_Goal_
Your task is to transcribe all of the records exactly and leave out the pictures.

::: Source records

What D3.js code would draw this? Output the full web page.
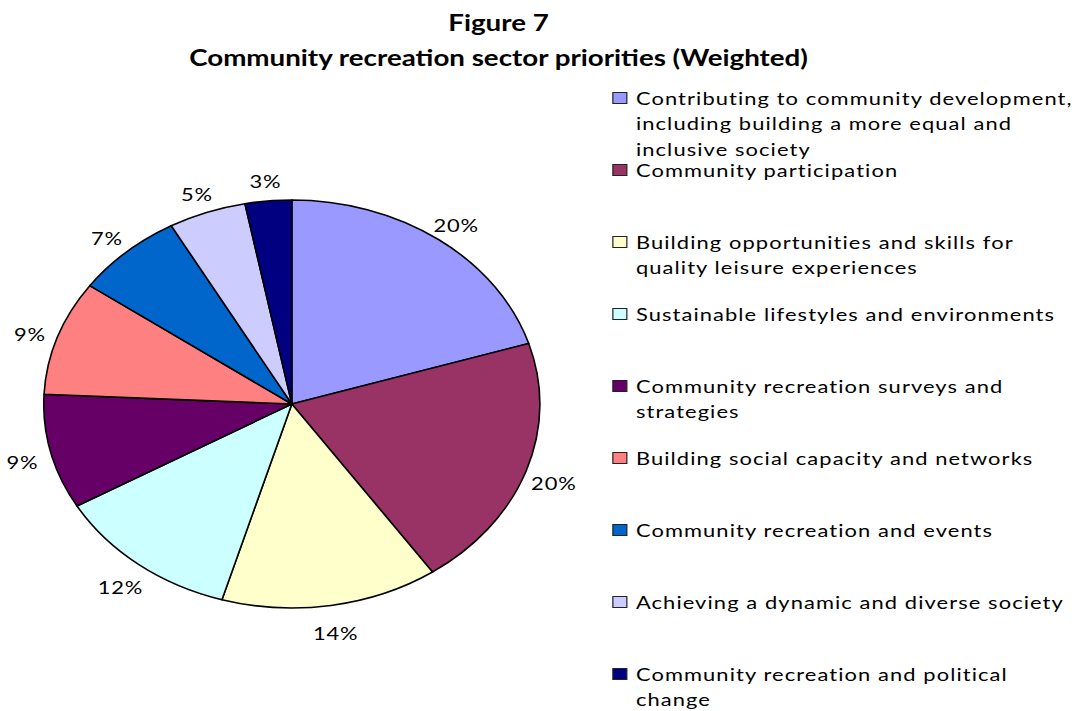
<!DOCTYPE html>
<html>
<head>
<meta charset="utf-8">
<script src="https://cdn.jsdelivr.net/npm/d3@7"></script>
<style>
  body { margin: 0; background: #fff; }
  svg { display: block; }
</style>
</head>
<body>
<svg id="chart" width="1089" height="711"></svg>
<script>
// Sector priorities, weighted share (%)
const categories = [
  "Contributing to community development, including building a more equal and inclusive society",
  "Community participation",
  "Building opportunities and skills for quality leisure experiences",
  "Sustainable lifestyles and environments",
  "Community recreation surveys and strategies",
  "Building social capacity and networks",
  "Community recreation and events",
  "Achieving a dynamic and diverse society",
  "Community recreation and political change"
];
const values = [20, 20, 14, 12, 9, 9, 7, 5, 3];
const colors = ["#9999FF", "#993366", "#FFFFCC", "#CCFFFF", "#660066",
                "#FF8080", "#0066CC", "#CCCCFF", "#000080"];
const titleLines = ["Figure 7", "Community recreation sector priorities (Weighted)"];

// The whole chart is laid out in a narrower frame and widened horizontally.
const stretch = 1.216;
const svg = d3.select("#chart");
const root = svg.append("g").attr("transform", `scale(${stretch},1)`);

const fontMain = "Lato, 'Open Sans', sans-serif";

// Title
root.append("g")
  .selectAll("text")
  .data(titleLines)
  .join("text")
  .attr("x", 410)
  .attr("y", (d, i) => 31 + i * 35)
  .attr("text-anchor", "middle")
  .attr("font-family", fontMain)
  .attr("font-weight", 700)
  .attr("font-size", 22.8)
  .attr("fill", "#000")
  .text(d => d);

// Pie
const cx = 240, cy = 404, R = 204;
const pie = d3.pie().sort(null).value(d => d);
const arcs = pie(values);
const arc = d3.arc().innerRadius(0).outerRadius(R);
const labelArc = d3.arc().innerRadius(R + 24).outerRadius(R + 24);

const pieG = root.append("g").attr("transform", `translate(${cx},${cy})`);
pieG.selectAll("path")
  .data(arcs)
  .join("path")
  .attr("d", arc)
  .attr("fill", (d, i) => colors[i])
  .attr("stroke", "#000")
  .attr("stroke-width", 1.6)
  .attr("stroke-linejoin", "round")
  .attr("vector-effect", "non-scaling-stroke");

pieG.selectAll("text")
  .data(arcs)
  .join("text")
  .attr("transform", d => `translate(${labelArc.centroid(d)})`)
  .attr("text-anchor", "middle")
  .attr("dy", "0.62em")
  .attr("font-family", fontMain)
  .attr("font-size", 18)
  .attr("letter-spacing", 0.7)
  .attr("fill", "#000")
  .text(d => d.data + "%");

// Legend
const legX = 504, legTextX = 523, legTop = 98, legStep = 72, lineH = 26, wrapW = 366;
const legend = root.append("g");

const measurer = legend.append("text")
  .attr("font-family", fontMain)
  .attr("font-size", 18)
  .attr("letter-spacing", 0.9)
  .attr("visibility", "hidden");

function wrap(str) {
  const words = str.split(" ");
  const lines = [];
  let line = "";
  for (const w of words) {
    const test = line ? line + " " + w : w;
    measurer.text(test);
    if (line && measurer.node().getComputedTextLength() > wrapW) {
      lines.push(line);
      line = w;
    } else {
      line = test;
    }
  }
  if (line) lines.push(line);
  return lines;
}

const items = legend.selectAll("g.item")
  .data(categories)
  .join("g")
  .attr("class", "item")
  .attr("transform", (d, i) => `translate(0,${legTop + i * legStep})`);

items.append("rect")
  .attr("x", legX)
  .attr("y", -5.5)
  .attr("width", 11.5)
  .attr("height", 11)
  .attr("fill", (d, i) => colors[i])
  .attr("stroke", "#222")
  .attr("stroke-width", 1.2)
  .attr("vector-effect", "non-scaling-stroke");

items.append("text")
  .attr("font-family", fontMain)
  .attr("font-size", 18)
  .attr("letter-spacing", 0.9)
  .attr("fill", "#000")
  .selectAll("tspan")
  .data(d => wrap(d))
  .join("tspan")
  .attr("x", legTextX)
  .attr("y", (d, i) => 6.5 + i * lineH)
  .text(d => d);

measurer.remove();
</script>
</body>
</html>
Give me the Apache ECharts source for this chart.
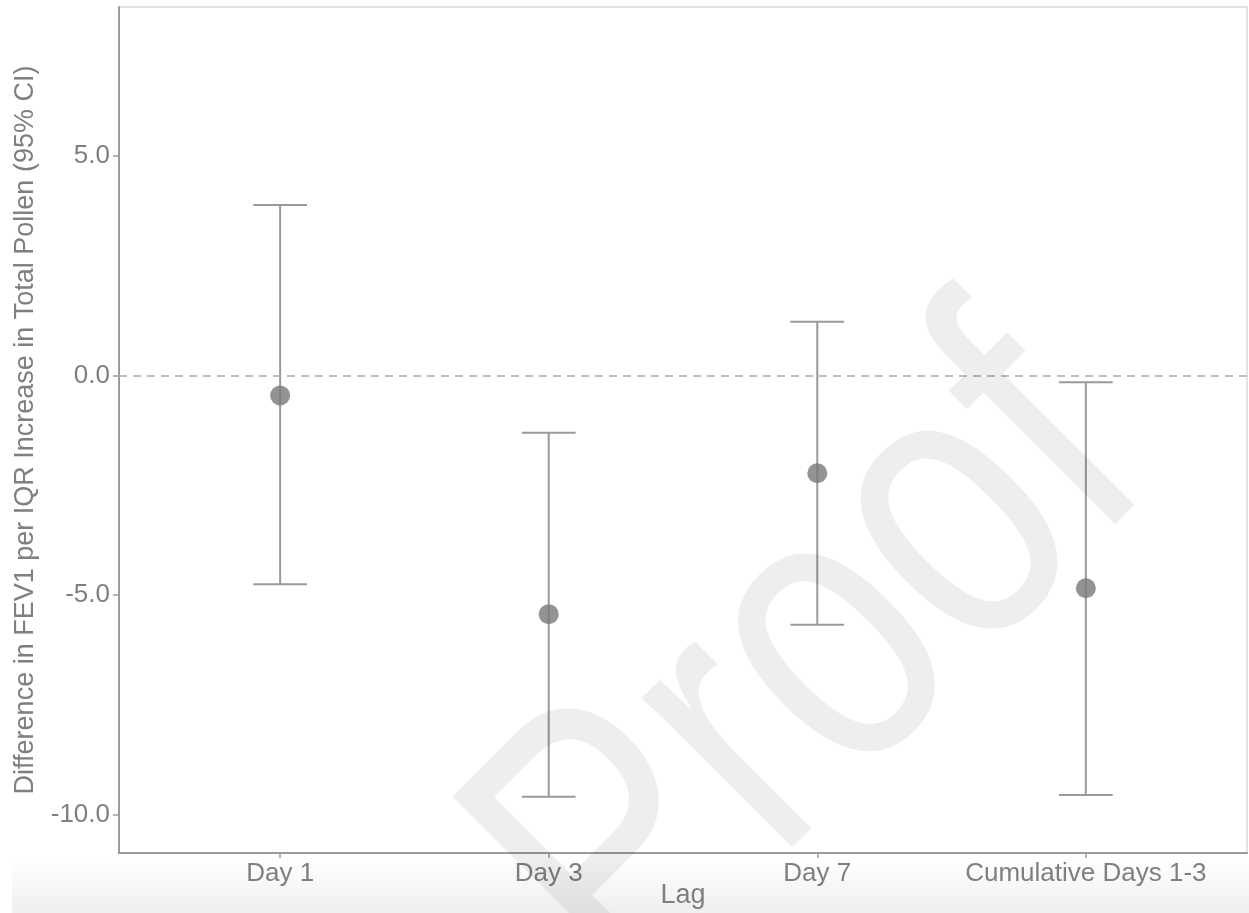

::::::

_Exercise output_
What D3.js code would draw this? Output the full web page.
<!DOCTYPE html>
<html>
<head>
<meta charset="utf-8">
<script src="https://cdn.jsdelivr.net/npm/d3@7"></script>
<style>
  body { margin: 0; background: #fff; }
  svg { display: block; }
</style>
</head>
<body>
<svg id="chart" width="1089" height="711"></svg>
<script>
// Sector priorities, weighted share (%)
const categories = [
  "Contributing to community development, including building a more equal and inclusive society",
  "Community participation",
  "Building opportunities and skills for quality leisure experiences",
  "Sustainable lifestyles and environments",
  "Community recreation surveys and strategies",
  "Building social capacity and networks",
  "Community recreation and events",
  "Achieving a dynamic and diverse society",
  "Community recreation and political change"
];
const values = [20, 20, 14, 12, 9, 9, 7, 5, 3];
const colors = ["#9999FF", "#993366", "#FFFFCC", "#CCFFFF", "#660066",
                "#FF8080", "#0066CC", "#CCCCFF", "#000080"];
const titleLines = ["Figure 7", "Community recreation sector priorities (Weighted)"];

// The whole chart is laid out in a narrower frame and widened horizontally.
const stretch = 1.216;
const svg = d3.select("#chart");
const root = svg.append("g").attr("transform", `scale(${stretch},1)`);

const fontMain = "Lato, 'Open Sans', sans-serif";

// Title
root.append("g")
  .selectAll("text")
  .data(titleLines)
  .join("text")
  .attr("x", 410)
  .attr("y", (d, i) => 31 + i * 35)
  .attr("text-anchor", "middle")
  .attr("font-family", fontMain)
  .attr("font-weight", 700)
  .attr("font-size", 22.8)
  .attr("fill", "#000")
  .text(d => d);

// Pie
const cx = 240, cy = 404, R = 204;
const pie = d3.pie().sort(null).value(d => d);
const arcs = pie(values);
const arc = d3.arc().innerRadius(0).outerRadius(R);
const labelArc = d3.arc().innerRadius(R + 24).outerRadius(R + 24);

const pieG = root.append("g").attr("transform", `translate(${cx},${cy})`);
pieG.selectAll("path")
  .data(arcs)
  .join("path")
  .attr("d", arc)
  .attr("fill", (d, i) => colors[i])
  .attr("stroke", "#000")
  .attr("stroke-width", 1.6)
  .attr("stroke-linejoin", "round")
  .attr("vector-effect", "non-scaling-stroke");

pieG.selectAll("text")
  .data(arcs)
  .join("text")
  .attr("transform", d => `translate(${labelArc.centroid(d)})`)
  .attr("text-anchor", "middle")
  .attr("dy", "0.62em")
  .attr("font-family", fontMain)
  .attr("font-size", 18)
  .attr("letter-spacing", 0.7)
  .attr("fill", "#000")
  .text(d => d.data + "%");

// Legend
const legX = 504, legTextX = 523, legTop = 98, legStep = 72, lineH = 26, wrapW = 366;
const legend = root.append("g");

const measurer = legend.append("text")
  .attr("font-family", fontMain)
  .attr("font-size", 18)
  .attr("letter-spacing", 0.9)
  .attr("visibility", "hidden");

function wrap(str) {
  const words = str.split(" ");
  const lines = [];
  let line = "";
  for (const w of words) {
    const test = line ? line + " " + w : w;
    measurer.text(test);
    if (line && measurer.node().getComputedTextLength() > wrapW) {
      lines.push(line);
      line = w;
    } else {
      line = test;
    }
  }
  if (line) lines.push(line);
  return lines;
}

const items = legend.selectAll("g.item")
  .data(categories)
  .join("g")
  .attr("class", "item")
  .attr("transform", (d, i) => `translate(0,${legTop + i * legStep})`);

items.append("rect")
  .attr("x", legX)
  .attr("y", -5.5)
  .attr("width", 11.5)
  .attr("height", 11)
  .attr("fill", (d, i) => colors[i])
  .attr("stroke", "#222")
  .attr("stroke-width", 1.2)
  .attr("vector-effect", "non-scaling-stroke");

items.append("text")
  .attr("font-family", fontMain)
  .attr("font-size", 18)
  .attr("letter-spacing", 0.9)
  .attr("fill", "#000")
  .selectAll("tspan")
  .data(d => wrap(d))
  .join("tspan")
  .attr("x", legTextX)
  .attr("y", (d, i) => 6.5 + i * lineH)
  .text(d => d);

measurer.remove();
</script>
</body>
</html>
Give me the Apache ECharts source for this chart.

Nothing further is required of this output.